COMMENT The UK’s senior living sector presents a compelling investment opportunity despite recent economic turbulence.
While overall investment volumes unsurprisingly slowed a little last year, interest is rising sharply from both local and global investors who recognise senior housing’s defensive attributes. Its stable, inflation-linked cash flows make it resilient in downturns and a smart inflation hedge.
Three factors underpin the sector’s growth potential. First, demand is rising rapidly as the UK’s population ages, while constrained supply persists. Just 3% of new UK homes target seniors, even though this demographic drives most population growth. With chronic undersupply projected for decades to come, the limited competition presents scalable opportunities for investors to meet surging demand.
Second, the market remains under-institutionalised compared with other areas of real estate – even, for example, the more mature areas of the living sectors such as build-to-rent and student property. For investors, this presents low barriers to entry and enables consolidation through acquisition. As investors gain experience, partnerships with specialised operators are likely to increase. Several global institutions are already pursuing this model to systematically access pipelines and leverage operators’ real estate expertise.
Third, meeting the housing needs of our seniors with high-quality, environmentally sustainable communities delivers strong ESG credentials. This aligns with growing asset allocation to ethical investment strategies amid rising ESG consciousness.
Easy to predict
Additional powerful factors include elderly people’s substantial housing wealth and their propensity to spend on lifestyle. The over-55 population holds 78% of all home equity, with 94% owning outright. Rightsizing into purpose-built communities is increasingly attractive for this cohort, as inheritance planning accelerates intergenerational wealth transfer.
The sector’s cash flows are far more predictable than those of traditional real estate, with minimal vacancy risk. Seniors have long tenures, averaging between four and seven years, while rental agreements provide an inflation hedge through RPI escalators. Capital values similarly outperform mainstream residential real estate over time by 3-4% annually. These inherent traits limit margin compression, translating into stable, durable income streams.
By comparison, the overall cash flow stability and defensive characteristics resemble the healthcare sector, traditionally seen as a defensive play. However, senior housing lacks exposure to care regulation, concentrating risk in operators’ core real estate competency. This combination of predictable cash flows, inflation protection and limited regulatory risk creates a risk-return profile unlike any other property type.
Development activity has shown resilience despite construction cost inflation, underscoring lenders’ confidence in underlying demand. Construction lending remains widely available, while attractive loan-to-cost ratios recognise inherent sector strengths. Lenders continue to expand debt options, providing the financing stability for ongoing supply growth amid volatility. Access to flexible financing enables developers to sustain delivery of new stock, gradually expanding future income streams as rising demand is met.
Unique value proposition
While construction cost inflation and housing market concerns persist, these challenges are not unique to senior housing. More importantly, the supportive fundamentals remain intact: high demand, constrained supply, embedded inflation protection and minimal regulatory risk.

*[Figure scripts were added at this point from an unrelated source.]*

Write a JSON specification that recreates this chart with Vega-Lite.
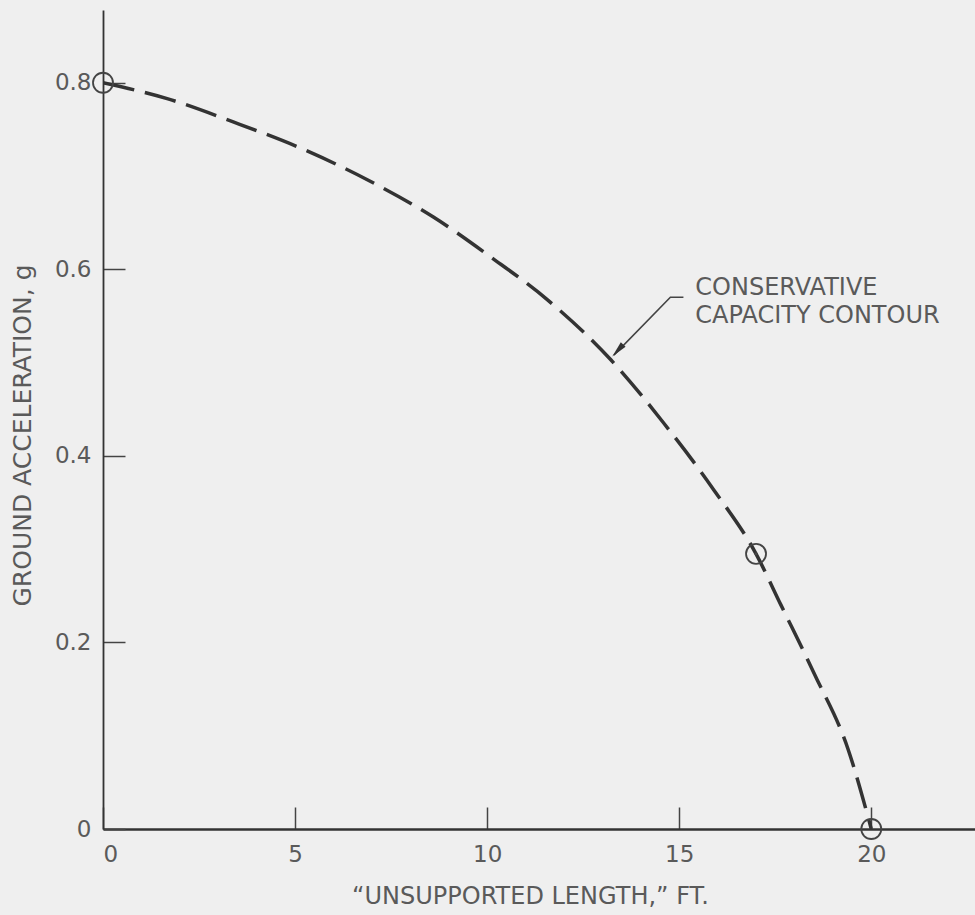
{
  "$schema": "https://vega.github.io/schema/vega-lite/v6.json",
  "width": 872,
  "height": 819,
  "autosize": {"type": "none"},
  "padding": {"left": 103, "top": 10, "right": 0, "bottom": 86},
  "background": "#efefef",
  "config": {"view": {"stroke": null}, "font": "DejaVu Sans"},
  "datasets": {
    "curve": [
      {"x": 0, "y": 0.8},
      {"x": 1.67, "y": 0.783},
      {"x": 3.39, "y": 0.758},
      {"x": 5.14, "y": 0.73},
      {"x": 6.88, "y": 0.696},
      {"x": 8.6, "y": 0.656},
      {"x": 10.1, "y": 0.613},
      {"x": 11.58, "y": 0.567},
      {"x": 13.22, "y": 0.503},
      {"x": 14.6, "y": 0.435},
      {"x": 15.91, "y": 0.363},
      {"x": 17.0, "y": 0.295},
      {"x": 17.65, "y": 0.24},
      {"x": 18.51, "y": 0.167},
      {"x": 19.4, "y": 0.085},
      {"x": 20.0, "y": 0.0}
    ],
    "points": [
      {"x": 0, "y": 0.8},
      {"x": 17, "y": 0.295},
      {"x": 20, "y": 0}
    ],
    "dot": [{"x": 17, "y": 0.295}],
    "arrow": [
      {"x": 15.11, "y": 0.57, "o": 1},
      {"x": 14.77, "y": 0.57, "o": 2},
      {"x": 13.3, "y": 0.508, "o": 3}
    ],
    "head": [{"x": 13.4, "y": 0.513}],
    "label": [{"x": 15.42, "y": 0.572, "t": "CONSERVATIVE\nCAPACITY CONTOUR"}]
  },
  "layer": [
    {
      "data": {"name": "curve"},
      "mark": {"type": "line", "interpolate": "monotone", "stroke": "#333", "strokeWidth": 3.5, "strokeDash": [32, 11], "clip": true},
      "encoding": {
        "x": {
          "field": "x", "type": "quantitative",
          "scale": {"domain": [0, 22.7], "nice": false, "zero": false},
          "axis": {
            "values": [0, 5, 10, 15, 20],
            "grid": false,
            "domainColor": "#333", "domainWidth": 2.5,
            "tickColor": "#444", "tickWidth": 1.5, "tickSize": -22,
            "labelFont": "DejaVu Sans", "labelFontSize": 23, "labelColor": "#5a5a5a",
            "labelPadding": 36, "labelBaseline": "top",
            "title": "“UNSUPPORTED LENGTH,” FT.",
            "titleFont": "DejaVu Sans", "titleFontSize": 24, "titleFontWeight": "normal", "titleColor": "#5a5a5a",
            "titleX": 427, "titleY": 74, "titleAlign": "center", "titleBaseline": "alphabetic"
          }
        },
        "y": {
          "field": "y", "type": "quantitative",
          "scale": {"domain": [0, 0.878], "nice": false, "zero": false},
          "axis": {
            "values": [0, 0.2, 0.4, 0.6, 0.8],
            "format": ".1~f",
            "grid": false,
            "domainColor": "#333", "domainWidth": 1.8,
            "tickColor": "#444", "tickWidth": 1.5, "tickSize": -22,
            "labelFont": "DejaVu Sans", "labelFontSize": 23, "labelColor": "#5a5a5a",
            "labelPadding": 34,
            "title": "GROUND ACCELERATION, g",
            "titleFont": "DejaVu Sans", "titleFontSize": 25, "titleFontWeight": "normal", "titleColor": "#5a5a5a",
            "titleAngle": 270, "titleX": -81, "titleY": 425, "titleAlign": "center", "titleBaseline": "middle"
          }
        }
      }
    },
    {
      "data": {"name": "points"},
      "mark": {"type": "point", "shape": "circle", "size": 400, "filled": false, "stroke": "#444", "strokeWidth": 1.8, "opacity": 1},
      "encoding": {
        "x": {"field": "x", "type": "quantitative"},
        "y": {"field": "y", "type": "quantitative"}
      }
    },
    {
      "data": {"name": "dot"},
      "mark": {"type": "point", "shape": "circle", "size": 10, "filled": true, "color": "#444", "opacity": 1},
      "encoding": {
        "x": {"field": "x", "type": "quantitative"},
        "y": {"field": "y", "type": "quantitative"}
      }
    },
    {
      "data": {"name": "arrow"},
      "mark": {"type": "line", "stroke": "#444", "strokeWidth": 1.6},
      "encoding": {
        "x": {"field": "x", "type": "quantitative"},
        "y": {"field": "y", "type": "quantitative"},
        "order": {"field": "o", "type": "quantitative"}
      }
    },
    {
      "data": {"name": "head"},
      "mark": {"type": "point", "shape": "M0,-1L0.4,1L-0.4,1Z", "size": 260, "filled": true, "color": "#333", "opacity": 1, "angle": 222.6},
      "encoding": {
        "x": {"field": "x", "type": "quantitative"},
        "y": {"field": "y", "type": "quantitative"}
      }
    },
    {
      "data": {"name": "label"},
      "mark": {"type": "text", "align": "left", "baseline": "alphabetic", "lineBreak": "\n", "lineHeight": 28, "font": "DejaVu Sans", "fontSize": 24, "color": "#5a5a5a"},
      "encoding": {
        "x": {"field": "x", "type": "quantitative"},
        "y": {"field": "y", "type": "quantitative"},
        "text": {"field": "t"}
      }
    }
  ]
}
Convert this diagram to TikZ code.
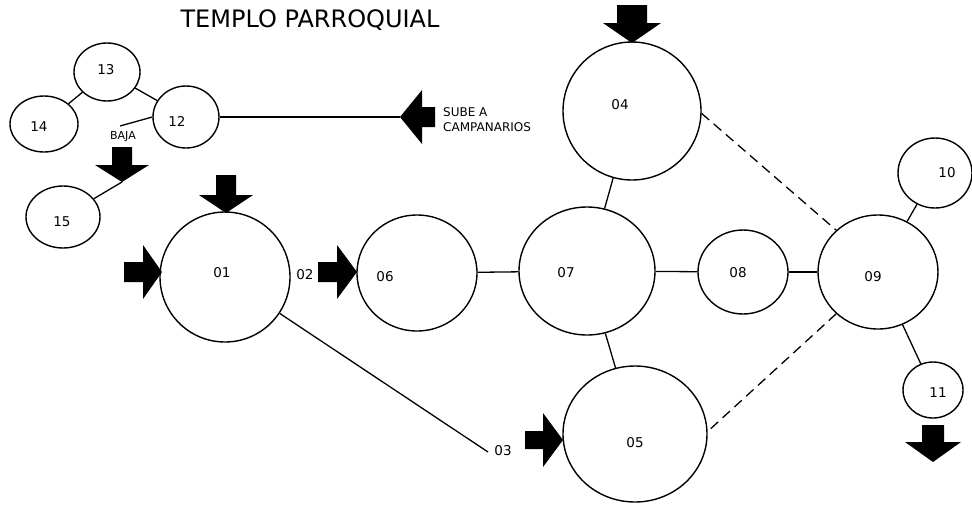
\documentclass[tikz,border=0pt]{standalone}
\usepackage{fontspec}
\setmainfont{DejaVu Sans}
\usetikzlibrary{shapes.geometric}
\tikzset{
  circ/.style={draw, ellipse, inner sep=0pt, line width=1.4pt},
  lab/.style={inner sep=0pt, font=\fontsize{13.5}{13.5}\selectfont},
  conn/.style={line width=1.3pt},
  dconn/.style={line width=1.3pt, dash pattern=on 10pt off 6pt},
}
\newcommand{\blkarrow}[6]{% tip, rotation, length, head length, head half width, shaft half width
  \begin{scope}[shift={(#1)}, rotate=#2]
    \fill (-#3,-#6) -- (-#4,-#6) -- (-#4,-#5) -- (0,0) -- (-#4,#5) -- (-#4,#6) -- (-#3,#6) -- cycle;
  \end{scope}}
\begin{document}
\begin{tikzpicture}[x=1pt, y=-1pt]
\useasboundingbox (0,0) rectangle (972,504);
\fill[white] (0,0) rectangle (972,504);

% title
\node[inner sep=0pt, font=\fontsize{24}{24}\selectfont] (title) at (310,20) {TEMPLO PARROQUIAL};

% circles
\node[circ, minimum width=130pt, minimum height=130pt] (c01) at (225,277) {};
\node[circ, minimum width=138pt, minimum height=138pt] (c04) at (632,111) {};
\node[circ, minimum width=144pt, minimum height=136pt] (c05) at (635,434) {};
\node[circ, minimum width=120pt, minimum height=116pt] (c06) at (417,273) {};
\node[circ, minimum width=136pt, minimum height=128pt] (c07) at (587,271) {};
\node[circ, minimum width=90pt, minimum height=84pt] (c08) at (743,272) {};
\node[circ, minimum width=120pt, minimum height=114pt] (c09) at (878,272) {};
\node[circ, minimum width=74pt, minimum height=70pt] (c10) at (935,173) {};
\node[circ, minimum width=60pt, minimum height=56pt] (c11) at (933,390) {};
\node[circ, minimum width=66pt, minimum height=62pt] (c12) at (186,117) {};
\node[circ, minimum width=66pt, minimum height=58pt] (c13) at (107,72) {};
\node[circ, minimum width=68pt, minimum height=56pt] (c14) at (44,124) {};
\node[circ, minimum width=74pt, minimum height=62pt] (c15) at (63,217) {};

% labels
\node[lab] (l01) at (222,273) {01};
\node[lab] (l02) at (305,275) {02};
\node[lab] (l03) at (503,451) {03};
\node[lab] (l04) at (620,105) {04};
\node[lab] (l05) at (635,443) {05};
\node[lab] (l06) at (385,277) {06};
\node[lab] (l07) at (566,273) {07};
\node[lab] (l08) at (738,273) {08};
\node[lab] (l09) at (873,277) {09};
\node[lab] (l10) at (947,173) {10};
\node[lab] (l11) at (938,393) {11};
\node[lab] (l12) at (177,121) {12};
\node[lab] (l13) at (106,70) {13};
\node[lab] (l14) at (39,127) {14};
\node[lab] (l15) at (62,222) {15};
\node[lab, font=\fontsize{11}{11}\selectfont] (baja) at (123,137) {BAJA};
\node[lab, anchor=west, align=left, font=\fontsize{12}{15}\selectfont] (sube) at (443,120) {SUBE A\\CAMPANARIOS};

% arrow tips / free ends
\coordinate (tip01top) at (226,213);
\coordinate (tip01left) at (162,272);
\coordinate (tip02) at (357,272);
\coordinate (tip05) at (563,440);
\coordinate (tip04top) at (632,43);
\coordinate (tipsube) at (400,117);
\coordinate (tipbaja) at (122,182);
\coordinate (tip11) at (933,462);
\coordinate (end03) at (488,452);
\coordinate (endbaja) at (120,126);

% block arrows
\blkarrow{tip01top}{-90}{38}{18}{27}{10}
\blkarrow{tip01left}{0}{38}{19}{27}{10}
\blkarrow{tip02}{0}{39}{20}{27}{10}
\blkarrow{tip05}{0}{38}{20}{27}{9}
\blkarrow{tip04top}{-90}{38}{20}{29}{15}
\blkarrow{tipsube}{180}{35}{22}{27}{10}
\blkarrow{tipbaja}{-90}{35}{17}{27}{10}
\blkarrow{tip11}{-90}{37}{20}{28}{11}

% connectors
\draw[conn] (c13) -- (c14);
\draw[conn] (c13) -- (c12);
\draw[conn] (c12.east) -- (tipsube);
\draw[conn] (c12.180) -- (endbaja);
\draw[conn] (tipbaja) -- (c15);
\draw[conn] (c01) -- (end03);
\draw[conn] (c06) -- (c07);
\draw[conn] (c04) -- (c07);
\draw[conn] (c07) -- (c05);
\draw[conn] (c07) -- (c08);
\draw[conn] (c08) -- (c09);
\draw[conn] (c09) -- (c10);
\draw[conn] (c09) -- (c11);
\draw[dconn] (c04.-2) -- (c09.135);
\draw[dconn] (c09.225) -- (c05.2);
\end{tikzpicture}
\end{document}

As the sector matures and policymakers recognise systemic benefits, the fundamentals of the sector will strengthen further. Rightsizing seniors frees up under-occupied family homes and reduces care system burdens. And institutional capital remains under-allocated, signalling abundant room for growth. With experience, investors consistently achieve premium risk-adjusted returns.
Those investing today can capitalise on more favourable valuations before inflation abates and tailwinds accelerate. In coming years, population ageing, chronic undersupply and limited competition will drive durable growth. When combined with defensive cash flow traits, senior housing offers a truly unique value proposition for property investors seeking alternatives to traditional strategies.